2014 Events

RDI2/DCS Seminar: Disaggregated Systems

Speaker:  Hubertus Franke, IBM Research Division, Thomas J. Watson Research Center

Date:  Tuesday, December 2nd, 2014
Time:  11:00am
Location:  CoRE 301


Information-processing applications and domains require a rethinking of how IT is to be delivered as solutions and services, meeting a variety of requirements that include performance, resilience, security, and agility. Cloud-computing platforms are becoming one of the preferred deployment platforms for both traditional applications and a new generation of mobile, social, and analytics applications. Changes are evident at all layers of the platform stack. At the infrastructure level, the network, compute, and storage are becoming more software defined, i.e., the control layer and operational layers are separating, allowing the control to often be executed on standard servers and thus enabling a larger variety of offerings. For instance, software defined networking and software defined storage are currently undergoing this transition. As the underlying environment becomes more software defined and programmable, applications will become progressively easier to develop, deploy, optimize, and manage. This, in turn, will foster innovation in the solutions, tooling, and runtime domains, leading to entirely new ecosystems that will enable capturing workload topologies and characteristics, and that will enable compiling them onto an infrastructure that is assembled from the software defined components for optimal outcomes. The emergence of flat networks as the back bone of the data center allows this rethinking on how systems will be composed. Rather then assembling racks of servers, the infrastructure will be composed of resource pools ( storage, accelerators, memory nodes) that are interconnected through the high speed low latency flat networks. Network latencies and bandwidth approach bus attached I/O performance and therefore allow for resource disaggregation and subsequent re-aggregation based on the specific resource requirements of individual workloads. The programmable nature of this process enables a highly agile, flexible and consequently robust environment. In this talk, we will discuss the key ingredients of this disruptive trend of software defined environments and disaggregated system and illustrate their potential benefits. 

About Dr.

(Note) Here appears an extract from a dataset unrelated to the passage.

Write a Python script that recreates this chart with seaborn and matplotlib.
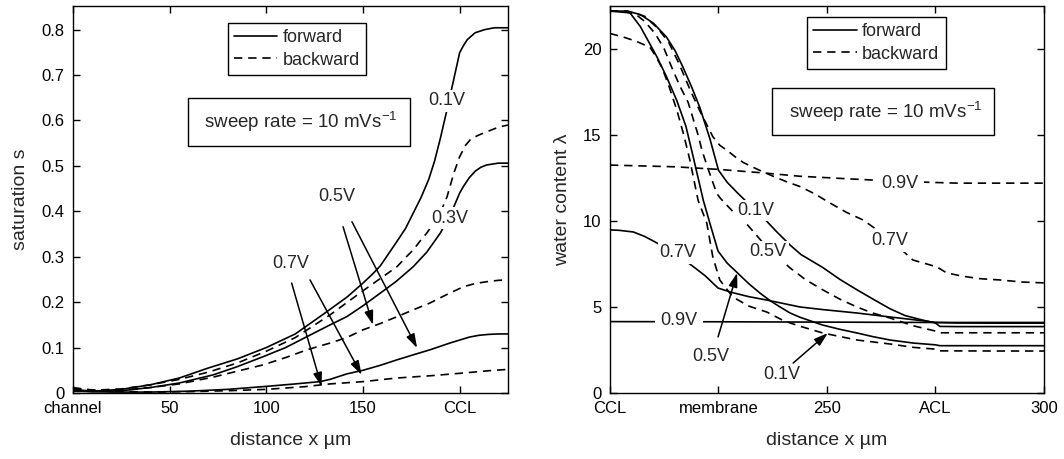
import numpy as np
import pandas as pd
import seaborn as sns
import matplotlib.pyplot as plt
from matplotlib.lines import Line2D

# ---- left panel: saturation s (channel -> CCL) ----
# 0.1V forward / backward
s_x_f1 = [0, 10, 25, 40, 55, 70, 85, 100, 115, 130, 142, 150, 155, 159, 163, 167, 172, 176, 180, 184, 187, 190, 193, 196, 198.5, 200, 202, 204, 208, 213, 218, 225]
s_y_f1 = [0.008, 0.004, 0.008, 0.018, 0.033, 0.055, 0.075, 0.1, 0.13, 0.175, 0.212, 0.242, 0.262, 0.28, 0.305, 0.33, 0.362, 0.396, 0.43, 0.47, 0.51, 0.56, 0.615, 0.672, 0.72, 0.749, 0.765, 0.778, 0.793, 0.8, 0.804, 0.804]
s_x_b1 = [0, 10, 25, 40, 55, 70, 85, 100, 115, 133, 150, 167.6, 172, 176, 180, 183, 186, 190, 193.5, 197, 200, 203, 206, 210, 214, 220, 225]
s_y_b1 = [0.012, 0.006, 0.009, 0.018, 0.03, 0.046, 0.066, 0.092, 0.122, 0.172, 0.225, 0.278, 0.298, 0.315, 0.337, 0.352, 0.37, 0.397, 0.432, 0.484, 0.52, 0.545, 0.56, 0.568, 0.575, 0.585, 0.59]
# 0.3V forward
s_x_f3 = [0, 10, 25, 40, 55, 72.6, 85, 98.4, 110, 121, 133, 141.6, 150, 159, 167, 176, 183, 186, 190, 193, 195, 198.5, 200, 202, 205, 208, 211, 214, 220, 225]
s_y_f3 = [0.006, 0.003, 0.005, 0.012, 0.022, 0.04, 0.058, 0.08, 0.1, 0.124, 0.15, 0.168, 0.192, 0.22, 0.245, 0.278, 0.31, 0.328, 0.352, 0.375, 0.39, 0.425, 0.44, 0.455, 0.474, 0.488, 0.497, 0.502, 0.506, 0.506]
# 0.5V backward
s_x_b5 = [0, 10, 25, 40, 55, 72.6, 85, 98.4, 110, 121, 133, 141.6, 150, 159, 167.6, 176, 184.6, 193, 202, 208, 214, 220, 225]
s_y_b5 = [0.01, 0.005, 0.006, 0.012, 0.02, 0.035, 0.048, 0.062, 0.078, 0.095, 0.11, 0.122, 0.139, 0.153, 0.168, 0.183, 0.198, 0.216, 0.234, 0.241, 0.245, 0.248, 0.249]
# 0.5V forward
s_x_f5 = [0, 20, 40, 60, 80, 98.4, 115, 127.7, 133, 141.6, 150, 159, 167.6, 176, 184.6, 195, 205, 210, 215, 220, 225]
s_y_f5 = [0.004, 0.002, 0.002, 0.004, 0.008, 0.014, 0.02, 0.025, 0.03, 0.042, 0.05, 0.061, 0.073, 0.084, 0.095, 0.11, 0.123, 0.127, 0.129, 0.13, 0.13]
# 0.7V backward
s_x_b7 = [0, 20, 40, 60, 80, 100, 120, 133, 150, 167.6, 185, 202, 215, 225]
s_y_b7 = [0.01, 0.004, 0.002, 0.003, 0.005, 0.008, 0.014, 0.02, 0.025, 0.033, 0.038, 0.044, 0.049, 0.052]

# ---- right panel: water content (CCL -> ACL) ----
w_x_f1 = [200, 204, 207, 210, 213, 215, 216.8, 218.8, 220.7, 223, 225, 227, 229.5, 233.6, 235.3, 238.5, 241.5, 244, 249, 253, 256.9, 261, 264.5, 268, 272, 275, 276, 280, 290, 300]
w_y_f1 = [22.2, 22.2, 22.0, 21.5, 20.7, 19.9, 18.95, 17.8, 16.6, 14.8, 12.95, 12.25, 11.6, 10.6, 10.2, 9.35, 8.6, 8.05, 7.3, 6.6, 6.0, 5.4, 4.9, 4.5, 4.24, 4.07, 3.87, 3.86, 3.86, 3.86]
w_x_f5 = [200, 204.6, 207, 210.8, 213, 215.4, 217.5, 219.2, 221.5, 223, 224.9, 227, 229.3, 232, 234.6, 237, 239.2, 241.5, 243.8, 249, 253, 256.9, 260.5, 264.5, 270, 275, 276, 290, 300]
w_y_f5 = [22.2, 22.1, 21.3, 19.55, 18.4, 17.0, 15.5, 13.7, 11.2, 9.88, 8.25, 7.55, 7.0, 6.35, 5.8, 5.35, 5.0, 4.65, 4.4, 3.95, 3.7, 3.49, 3.28, 3.08, 2.9, 2.8, 2.75, 2.75, 2.75]
w_x_f7 = [200, 202, 205.4, 208, 210.4, 213, 215.7, 219.6, 222, 224.9, 228, 232, 236.2, 240, 243.8, 249, 256.9, 264.5, 272, 275, 280, 290, 300]
w_y_f7 = [9.48, 9.46, 9.36, 9.1, 8.78, 8.4, 8.0, 7.27, 6.8, 6.1, 5.85, 5.6, 5.4, 5.2, 5.0, 4.85, 4.65, 4.42, 4.2, 4.1, 4.07, 4.06, 4.06]
w_x_f9 = [200, 225, 250, 275, 300]
w_y_f9 = [4.15, 4.14, 4.12, 4.1, 4.1]
w_x_b1 = [200, 203, 206, 209.2, 210.5, 212, 213.5, 215.4, 217, 218.4, 220.3, 222.3, 223.7, 225.3, 228.3, 232, 236.2, 240, 243.8, 249, 256.9, 264.5, 270, 275, 276, 290, 300]
w_y_b1 = [20.9, 20.7, 20.45, 20.1, 19.6, 18.9, 17.9, 16.45, 15.0, 13.55, 11.2, 9.88, 7.9, 6.57, 5.58, 5.05, 4.7, 4.2, 3.88, 3.49, 3.08, 2.85, 2.65, 2.55, 2.45, 2.44, 2.44]
w_x_b5 = [200, 203, 206, 208, 210.4, 212.5, 214.2, 216, 218, 220.3, 221.2, 222.5, 224.6, 225.5, 227, 228.5, 230.7, 236.4, 241.5, 245, 249, 253, 256.9, 260.5, 264.5, 270, 275, 276, 290, 300]
w_y_b5 = [22.2, 22.2, 22.0, 21.6, 20.9, 20.0, 18.95, 17.9, 16.9, 15.0, 14.1, 13.1, 11.6, 11.3, 10.9, 10.5, 10.06, 8.4, 7.27, 6.6, 6.0, 5.45, 5.0, 4.65, 4.36, 3.9, 3.6, 3.5, 3.5, 3.5]
w_x_b7 = [200, 204, 208, 211, 213.5, 216, 218.5, 220.7, 222.3, 223.7, 225.3, 227, 229, 230.7, 234, 237.6, 240.5, 243.8, 247, 251, 254.5, 258.3, 262, 266, 269.8, 273, 275.3, 277.6, 281, 285, 289.9, 295, 300]
w_y_b7 = [22.2, 22.2, 21.9, 21.2, 20.4, 19.1, 17.6, 16.4, 15.6, 14.9, 14.4, 14.1, 13.7, 13.4, 13.0, 12.6, 12.3, 12.0, 11.6, 11.0, 10.5, 10.06, 9.4, 8.6, 7.73, 7.5, 7.33, 6.98, 6.8, 6.65, 6.57, 6.45, 6.4]
w_x_b9 = [200, 215, 225, 235, 243.8, 255, 266.8, 280, 290, 300]
w_y_b9 = [13.25, 13.15, 13.0, 12.8, 12.6, 12.45, 12.3, 12.2, 12.2, 12.2]

left_ticks = [0, 50, 100, 150, 200]
left_ticklabels = ['channel', '50', '100', '150', 'CCL']
right_ticks = [200, 225, 250, 275, 300]
right_ticklabels = ['CCL', 'membrane', '250', 'ACL', '300']


def to_frame(curves):
    rows = []
    for name, sweep, xs, ys in curves:
        for x, y in zip(xs, ys):
            rows.append((name, sweep, x, y))
    return pd.DataFrame(rows, columns=['curve', 'sweep', 'x', 'y'])


sat = to_frame([
    ('f1', 'forward', s_x_f1, s_y_f1), ('b1', 'backward', s_x_b1, s_y_b1),
    ('f3', 'forward', s_x_f3, s_y_f3), ('b5', 'backward', s_x_b5, s_y_b5),
    ('f5', 'forward', s_x_f5, s_y_f5), ('b7', 'backward', s_x_b7, s_y_b7),
])
wat = to_frame([
    ('f1', 'forward', w_x_f1, w_y_f1), ('f5', 'forward', w_x_f5, w_y_f5),
    ('f7', 'forward', w_x_f7, w_y_f7), ('f9', 'forward', w_x_f9, w_y_f9),
    ('b1', 'backward', w_x_b1, w_y_b1), ('b5', 'backward', w_x_b5, w_y_b5),
    ('b7', 'backward', w_x_b7, w_y_b7), ('b9', 'backward', w_x_b9, w_y_b9),
])

sns.set_theme(style='ticks')
plt.rcParams['font.family'] = ['Liberation Sans', 'DejaVu Sans']
plt.rcParams['mathtext.fontset'] = 'custom'
plt.rcParams['mathtext.rm'] = 'Liberation Sans'

dash_map = {'forward': '', 'backward': (5, 3.5)}

fig = plt.figure(figsize=(10.64, 4.59), dpi=100)
ax1 = fig.add_axes([0.0686, 0.1438, 0.4088, 0.8432])
ax2 = fig.add_axes([0.5733, 0.1438, 0.4079, 0.8432])

for ax, df in [(ax1, sat), (ax2, wat)]:
    sns.lineplot(data=df, x='x', y='y', units='curve', estimator=None, sort=False,
                 style='sweep', dashes=dash_map, color='black', linewidth=1.2,
                 legend=False, ax=ax)

lbl = dict(fontsize=13, ha='center', va='center', zorder=6)
white = dict(boxstyle='square,pad=0.12', fc='white', ec='none')
arw = dict(arrowstyle='-|>,head_length=0.7,head_width=0.22', color='black', lw=1.1, shrinkA=0, shrinkB=0)

# left panel annotations
ax1.text(193.5, 0.643, '0.1V', bbox=white, **lbl)
ax1.text(195, 0.385, '0.3V', bbox=white, **lbl)
ax1.text(136.6, 0.432, '0.5V', **lbl)
ax1.text(112.8, 0.286, '0.7V', **lbl)
ax1.annotate('', xy=(155.2, 0.15), xytext=(139.7, 0.366), arrowprops=arw)
ax1.annotate('', xy=(178, 0.099), xytext=(144.3, 0.377), arrowprops=arw)
ax1.annotate('', xy=(128.6, 0.014), xytext=(113.1, 0.242), arrowprops=arw)
ax1.annotate('', xy=(149.3, 0.04), xytext=(122.6, 0.249), arrowprops=arw)

# right panel annotations
ax2.text(233.6, 10.6, '0.1V', bbox=white, **lbl)
ax2.text(236.4, 8.2, '0.5V', bbox=white, **lbl)
ax2.text(215.7, 8.14, '0.7V', bbox=white, **lbl)
ax2.text(215.9, 4.2, '0.9V', bbox=dict(boxstyle='square,pad=0.3', fc='white', ec='none'), **lbl)
ax2.text(264.5, 8.84, '0.7V', bbox=white, **lbl)
ax2.text(266.8, 12.2, '0.9V', bbox=dict(boxstyle='square,pad=0.3', fc='white', ec='none'), **lbl)
ax2.text(223.3, 2.1, '0.5V', **lbl)
ax2.text(239.6, 1.05, '0.1V', **lbl)
ax2.annotate('', xy=(229.3, 6.98), xytext=(224.9, 3.26), arrowprops=arw)
ax2.annotate('', xy=(250.2, 3.49), xytext=(242.2, 1.74), arrowprops=arw)

handles = [Line2D([], [], color='black', lw=1.2),
           Line2D([], [], color='black', lw=1.2, dashes=(5, 3.5))]
for ax, anchor, box in [(ax1, (0.356, 0.956), (0.52, 0.70)), (ax2, (0.454, 0.972), (0.63, 0.727))]:
    leg = ax.legend(handles, ['forward', 'backward'], loc='upper left', bbox_to_anchor=anchor,
                    borderaxespad=0, fancybox=False, edgecolor='black', framealpha=1,
                    fontsize=13, handlelength=2.4, handletextpad=0.3, labelspacing=0.3,
                    borderpad=0.35)
    leg.get_frame().set_linewidth(1.0)
    ax.text(box[0], box[1], ' sweep rate = 10 mVs$^{-1}$ ', transform=ax.transAxes,
            ha='center', va='center', fontsize=13.5, zorder=7,
            bbox=dict(boxstyle='square,pad=0.6', fc='white', ec='black', lw=1.0))

ax1.set_xlim(0, 225)
ax1.set_ylim(0, 0.852)
ax1.set_xticks(left_ticks)
ax1.set_xticklabels(left_ticklabels)
ax1.set_yticks(np.arange(0, 0.81, 0.1))
ax1.set_yticklabels(['0', '0.1', '0.2', '0.3', '0.4', '0.5', '0.6', '0.7', '0.8'])
ax1.set_ylabel('saturation s', fontsize=14, labelpad=9)

ax2.set_xlim(200, 300)
ax2.set_ylim(0, 22.5)
ax2.set_xticks(right_ticks)
ax2.set_xticklabels(right_ticklabels)
ax2.set_yticks([0, 5, 10, 15, 20])
ax2.set_ylabel('water content λ', fontsize=14, labelpad=9)

for ax in (ax1, ax2):
    ax.set_xlabel('distance x µm', fontsize=14, labelpad=11)
    ax.tick_params(direction='in', top=True, right=True, length=5, width=1,
                   labelsize=12, color='black', labelcolor='black', pad=6)
    for sp in ax.spines.values():
        sp.set_color('black')
        sp.set_linewidth(1.0)

fig.savefig('out.png', dpi=100)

Hubertus Franke

Hubertus Franke IBM Research Division, Thomas J. Watson Research Center, P.O. Box 218, Yorktown Heights, New York 10598 (frankeh@us.ibm.com). Dr. Franke is a Distinguished Research Staff Member and Senior Manager for Software Defined Infrastructures at the Thomas J. Watson Research Center. He received a Diplom degree in Computer Science from the Technical University of Karlsruhe, Germany, in 1987, and a M.S. and Ph.D. degrees in Electrical Engineering from Vanderbilt University in 1989 and 1992, respectively.  He subsequently joined IBM at the Thomas J. Watson Research Center, where he worked on the IBM SP1/2 messaging, scalable operating systems, multi-core architectures, scalable applications, and cloud platforms. He received several IBM Outstanding Innovation Awards for his work. He is an author or coauthor of more than 35 patents and over 110 technical papers. He is an IBM Master Inventor, a member of the IBM Academy of Technology, an Adjunct Professor for Computer Science at NYU teaching Operating Systems and he serves on the Rutger's ECE Advisory Board since 2011.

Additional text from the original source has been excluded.